— Не понимаю, как вы можете называть это «инцидентом», — сказал Дердл. — Как вы не видите: это наше собственное преступление, да еще какое! Сколько университетов могут похвалиться собственным преступлением — то есть общепризнанным, неоспоримым? Оно придает нам особое качество, ставит нас гораздо выше любого другого североамериканского университета. Оно попало в международные новости! Это стоит не меньше трех нобелевских лауреатов! Поднимает нас на небывалую высоту в научном мире!
— Какая чушь! — воскликнул Стромуэлл. — Как можно такое говорить?
— Как можно такое спрашивать? А еще медиевист! Каковы были великие ученые прошлого? Корыстные попрошайки, бахвалы, злопамятные задиры и склочники. Эрки и его убийца — именно из такого теста. И еще они были великими гуманистами. А что такое современный ученый? Затхлое пугало в тисках мещанского «как бы чего не вышло».
— Говорите только за себя, — возразил Стромуэлл.
— Я и говорю за себя! Именно это я сегодня утром сказал жене за завтраком.
— А она?
— Она, кажется, ответила: «Да, дорогой» — и продолжала составлять список покупок. Но это не важно, а важно то, что некая гротескность и вырывающаяся из ряда оригинальность необходимы для настоящего ученого и придают ему особую славу. Мрачное величие убийства Эрки падает отсветами на всех нас; оно сообщает частицу величия и нам. А книга его убийцы — это в каком-то особом смысле наша общая книга.
— Вы даже не знаете, хороша ли она.
Пока они препирались, другие участники застолья пытались в угоду декану переменить тему.
— Я слышал из надежного источника, что скоро в нашем университете появится еще один нобелевский лауреат, — объявил Бойз.
— То есть ему ее дали? — уточнил Гилленборг.
— Ну, пока нет официального объявления, стопроцентной уверенности быть не может, но в этом году было только три претендента, и я слышал, что наш — первый в списке.
— Я так и думал, когда прочитал его Коберовскую лекцию. Ози говорил как человек, который знает, что пришел разбудить мир. Нам всем придется научиться думать по-новому. Экскременты — ежедневный барометр, показывающий, куда движется тело, а возможно, и душа, — к здоровью или болезни. Разумеется, Ози стоял на плечах Шелдона, но все мы стоим на чьих-нибудь предыдущих трудах.
— Именно в этом блеск и слава университета, — сказал декан. — А не в каких-то там ужасных нарушениях естественного порядка.
— Вы всегда тяготеете к свету, господин декан. Возможно, для гармонии нужно и то и другое.
— Совершенно верно, — согласился декан. — Сознаюсь, я никогда особенно не любил Маквариша, но хорошая современная теология признает за каждым человеком право добираться в ад своим собственным путем.

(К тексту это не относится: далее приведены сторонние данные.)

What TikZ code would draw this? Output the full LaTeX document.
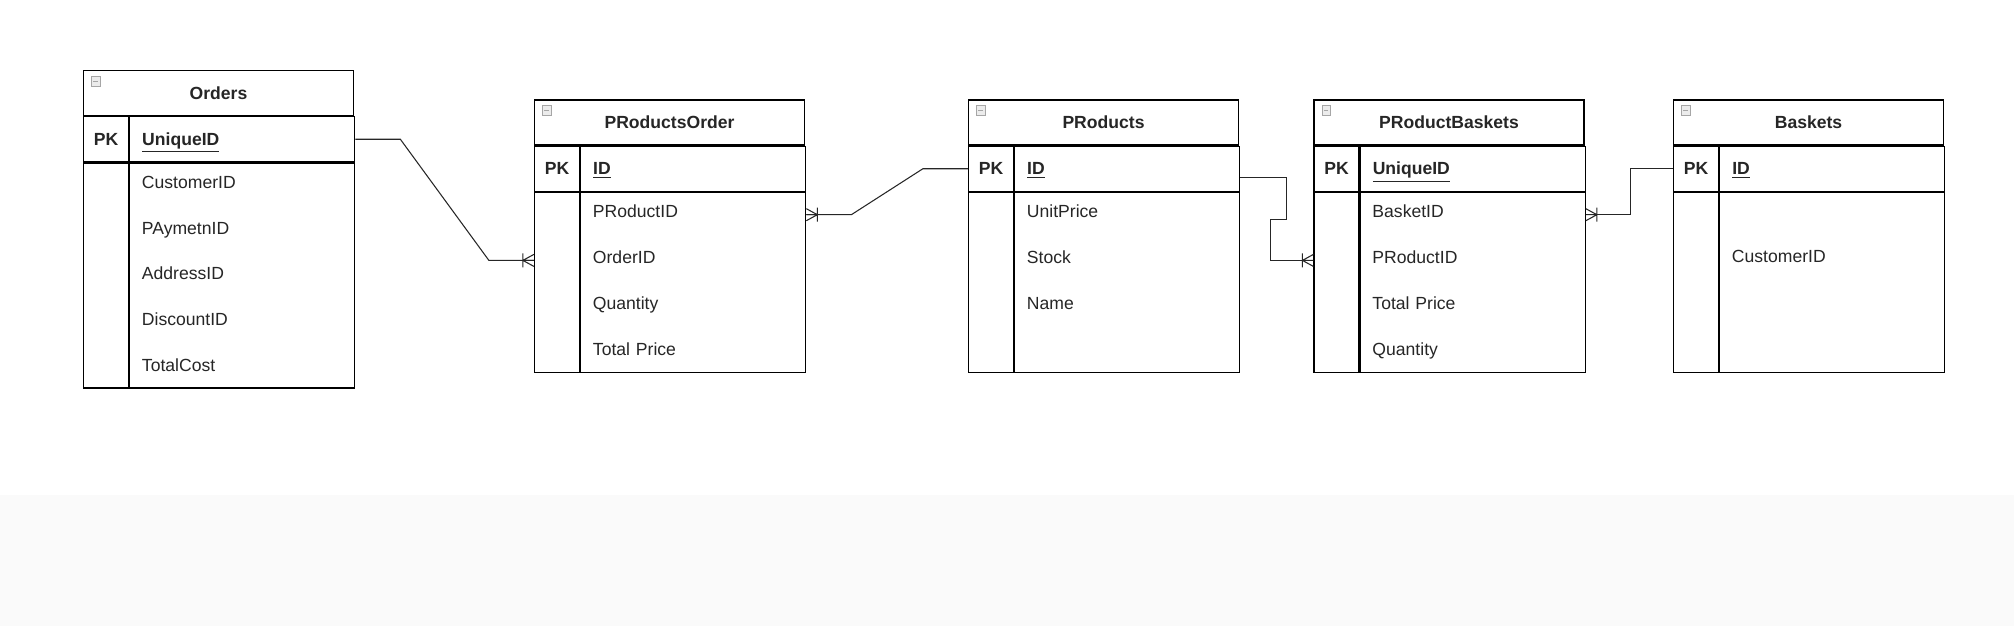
\documentclass[tikz,border=0pt]{standalone}
\usepackage{fontspec}
\setmainfont{Liberation Sans}
\usetikzlibrary{positioning,calc}

\begin{document}
\begin{tikzpicture}[
    font=\fontsize{10}{12}\selectfont,
    every node/.style={text=black!85},
    title/.style={draw, line width=0.7pt, minimum width=5.4cm, minimum height=0.9cm, text height=1.6ex, text depth=0.3ex, font=\fontsize{10}{12}\selectfont\bfseries},
    pkcell/.style={draw, line width=0.7pt, minimum width=0.9cm, minimum height=0.9cm, inner sep=0pt, text height=1.6ex, text depth=0.3ex, anchor=north west, font=\fontsize{10}{12}\selectfont\bfseries},
    keycell/.style={draw, line width=0.7pt, minimum height=0.9cm, text width=4.0cm, inner xsep=0.25cm, inner ysep=0pt, text height=1.6ex, text depth=0.3ex, align=left, anchor=north west, font=\fontsize{10}{12}\selectfont\bfseries},
    pkbody/.style={draw, line width=0.7pt, minimum width=0.9cm, inner sep=0pt, anchor=north west},
    body/.style={draw, line width=0.7pt, minimum width=4.5cm, inner sep=0pt, anchor=north west},
    field/.style={minimum height=0.9cm, text width=4.0cm, inner xsep=0.25cm, inner ysep=0pt, text height=1.6ex, text depth=0.9ex, align=left, anchor=north west},
    link/.style={line width=0.6pt, black!85},
    crow/.pic={\draw[link] (-0.22,0) -- (0,0.12) (-0.22,0) -- (0,0) (-0.22,0) -- (0,-0.12) (-0.22,0.14) -- (-0.22,-0.14);},
    collapse/.pic={\draw[gray!70, fill=gray!15, line width=0.4pt] (0.17,-0.12) rectangle (0.34,-0.32);
                   \draw[gray!70, line width=0.4pt] (0.21,-0.22) -- (0.30,-0.22);}
]

% Background
\fill[white] (0,0) rectangle (40.28,-12.52);
\fill[black!2] (0,-9.9) rectangle (40.28,-12.52);

% Orders
\node[title] (ord) at (4.37,-1.86) {Orders};
\node[pkcell] (ord-pk) at (ord.south west) {PK};
\node[keycell] (ord-key) at (ord-pk.north east) {\underline{UniqueID}};
\node[pkbody, minimum height=4.5cm] (ord-pkb) at (ord-pk.south west) {};
\node[body, minimum height=4.5cm] (ord-body) at (ord-key.south west) {};
\node[field] (ord-f1) at (ord-body.north west) {CustomerID};
\node[field, below=0pt of ord-f1] (ord-f2) {PAymetnID};
\node[field, below=0pt of ord-f2] (ord-f3) {AddressID};
\node[field, below=0pt of ord-f3] (ord-f4) {DiscountID};
\node[field, below=0pt of ord-f4] (ord-f5) {TotalCost};
\pic at (ord.north west) {collapse};

% PRoductsOrder
\node[title] (po) at (13.39,-2.45) {PRoductsOrder};
\node[pkcell] (po-pk) at (po.south west) {PK};
\node[keycell] (po-key) at (po-pk.north east) {\underline{ID}};
\node[pkbody, minimum height=3.6cm] (po-pkb) at (po-pk.south west) {};
\node[body, minimum height=3.6cm] (po-body) at (po-key.south west) {};
\node[field] (po-f1) at (po-body.north west) {PRoductID};
\node[field, below=0pt of po-f1] (po-f2) {OrderID};
\node[field, below=0pt of po-f2] (po-f3) {Quantity};
\node[field, below=0pt of po-f3] (po-f4) {Total Price};
\pic at (po.north west) {collapse};

% PRoducts
\node[title] (pr) at (22.07,-2.45) {PRoducts};
\node[pkcell] (pr-pk) at (pr.south west) {PK};
\node[keycell] (pr-key) at (pr-pk.north east) {\underline{ID}};
\node[pkbody, minimum height=3.6cm] (pr-pkb) at (pr-pk.south west) {};
\node[body, minimum height=3.6cm] (pr-body) at (pr-key.south west) {};
\node[field] (pr-f1) at (pr-body.north west) {UnitPrice};
\node[field, below=0pt of pr-f1] (pr-f2) {Stock};
\node[field, below=0pt of pr-f2] (pr-f3) {Name};
\pic at (pr.north west) {collapse};

% PRoductBaskets
\node[title] (pb) at (28.98,-2.45) {PRoductBaskets};
\node[pkcell] (pb-pk) at (pb.south west) {PK};
\node[keycell] (pb-key) at (pb-pk.north east) {\underline{UniqueID}};
\node[pkbody, minimum height=3.6cm] (pb-pkb) at (pb-pk.south west) {};
\node[body, minimum height=3.6cm] (pb-body) at (pb-key.south west) {};
\node[field] (pb-f1) at (pb-body.north west) {BasketID};
\node[field, below=0pt of pb-f1] (pb-f2) {PRoductID};
\node[field, below=0pt of pb-f2] (pb-f3) {Total Price};
\node[field, below=0pt of pb-f3] (pb-f4) {Quantity};
\pic at (pb.north west) {collapse};

% Baskets
\node[title] (ba) at (36.17,-2.45) {Baskets};
\node[pkcell] (ba-pk) at (ba.south west) {PK};
\node[keycell] (ba-key) at (ba-pk.north east) {\underline{ID}};
\node[pkbody, minimum height=3.6cm] (ba-pkb) at (ba-pk.south west) {};
\node[body, minimum height=3.6cm] (ba-body) at (ba-key.south west) {};
\node[field] (ba-f1) at ($(ba-body.north west)+(0,-0.9)$) {CustomerID};
\pic at (ba.north west) {collapse};

% Relations
\draw[link] (ord-key.east) -- ++(0.9,0) -- ($(po-pkb.west |- po-f2)+(-0.9,0)$) -- (po-pkb.west |- po-f2);
\pic at (po-pkb.west |- po-f2) {crow};

\draw[link] (po-body.east |- po-f1) -- ++(0.9,0) -- ($(pr-pk.west)+(-0.9,0)$) -- (pr-pk.west);
\pic[rotate=180] at (po-body.east |- po-f1) {crow};

\draw[link] ($(pr-key.east)+(0,-0.18)$) -- ++(0.92,0) -- ++(0,-0.84) -- ++(-0.31,0) |- (pb-pkb.west |- pb-f2);
\pic at (pb-pkb.west |- pb-f2) {crow};

\draw[link] (pb-body.east |- pb-f1) -- ++(0.9,0) |- (ba-pk.west);
\pic[rotate=180] at (pb-body.east |- pb-f1) {crow};

\end{tikzpicture}
\end{document}
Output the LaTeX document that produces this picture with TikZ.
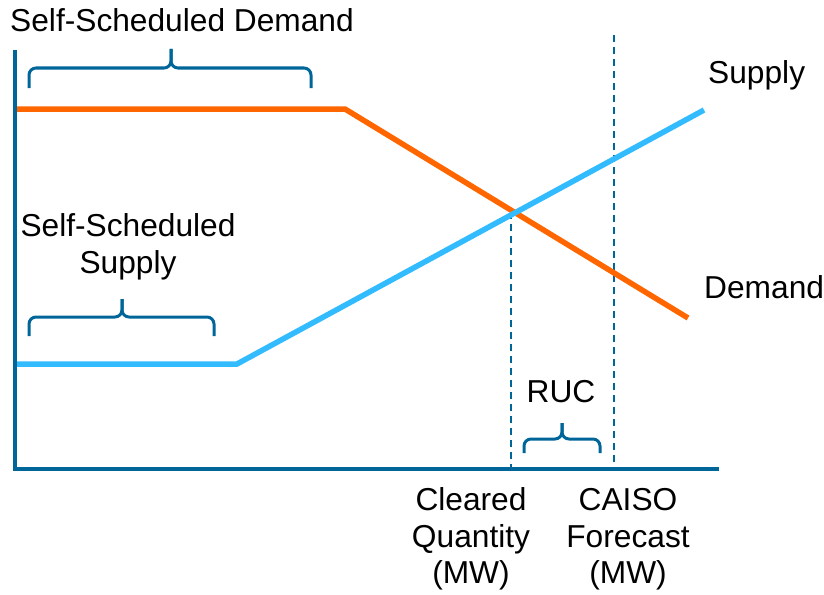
\documentclass[tikz,border=0pt]{standalone}
\usepackage{fontspec}
\setmainfont{Liberation Sans}
\definecolor{axisblue}{RGB}{0,102,153}
\definecolor{demorange}{RGB}{255,102,0}
\definecolor{suplblue}{RGB}{51,187,255}
\begin{document}
\begin{tikzpicture}[x=1pt,y=-1pt,
  axisline/.style={draw=axisblue,line width=4pt},
  curve/.style={line width=5.5pt},
  guide/.style={draw=axisblue,line width=1.8pt,dash pattern=on 7pt off 5pt},
  brace/.style={draw=axisblue,line width=3pt,rounded corners=7pt},
  lbl/.style={inner sep=0pt,font=\fontsize{31.7}{37}\selectfont,text=black}]
\useasboundingbox (0,0) rectangle (824,594);
% axes
\coordinate (ytop) at (15,50);
\coordinate (orig) at (15,469);
\coordinate (xend) at (719,469);
\draw[axisline] (ytop) -- (orig) -- (xend);
% guides
\coordinate (cq) at (511,212);
\coordinate (cqb) at (511,467);
\coordinate (cf) at (614,35);
\coordinate (cfb) at (614,467);
\draw[guide] (cq) -- (cqb);
\draw[guide] (cf) -- (cfb);
% demand
\coordinate (d0) at (17,109);
\coordinate (d1) at (345,109);
\coordinate (d2) at (688,318);
\draw[curve,demorange] (d0) -- (d1) -- (d2);
% supply
\coordinate (s0) at (17,364);
\coordinate (s1) at (237,364);
\coordinate (s2) at (704,110);
\draw[curve,suplblue] (s0) -- (s1) -- (s2);
% braces
\draw[brace] (29,88) -- (29,68) -- (171,68) -- (171,49);
\draw[brace] (311,88) -- (311,68) -- (171,68) -- (171,49);
\draw[brace] (29,336) -- (29,317) -- (122,317) -- (122,299);
\draw[brace] (214,336) -- (214,317) -- (122,317) -- (122,299);
\draw[brace] (524,453) -- (524,439) -- (562,439) -- (562,423);
\draw[brace] (600,453) -- (600,439) -- (562,439) -- (562,423);
% labels
\node[lbl,anchor=base west] (ssd) at (10,32) {Self-Scheduled Demand};
\node[lbl,anchor=base west] (sup) at (708,83) {Supply};
\node[lbl,anchor=base west] (dem) at (704,298) {Demand};
\node[lbl,anchor=base] (sss1) at (128,236) {Self-Scheduled};
\node[lbl,anchor=base] (sss2) at (128,273) {Supply};
\node[lbl,anchor=base] (ruc) at (561,402) {RUC};
\node[lbl,anchor=base] (cq1) at (471,510) {Cleared};
\node[lbl,anchor=base] (cq2) at (471,547) {Quantity};
\node[lbl,anchor=base] (cq3) at (471,583) {(MW)};
\node[lbl,anchor=base] (cf1) at (628,510) {CAISO};
\node[lbl,anchor=base] (cf2) at (628,547) {Forecast};
\node[lbl,anchor=base] (cf3) at (628,583) {(MW)};
\end{tikzpicture}
\end{document}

Я слушал, и мне в сердце вползала печаль, явно с оттенком жалости к себе — той самой, которую я заклеймил сегодня в речи, обращенной к Холлиеру. Ну что ж, может быть, немного пожалеть себя не помешает, когда ни от кого больше жалости ожидать не приходится. И я отдался этому разнузданному чувству, которое, к моему облегчению, через несколько минут сменилось глубокой нежностью.
Vogue la galère, Мария. Да плывет твой корабль.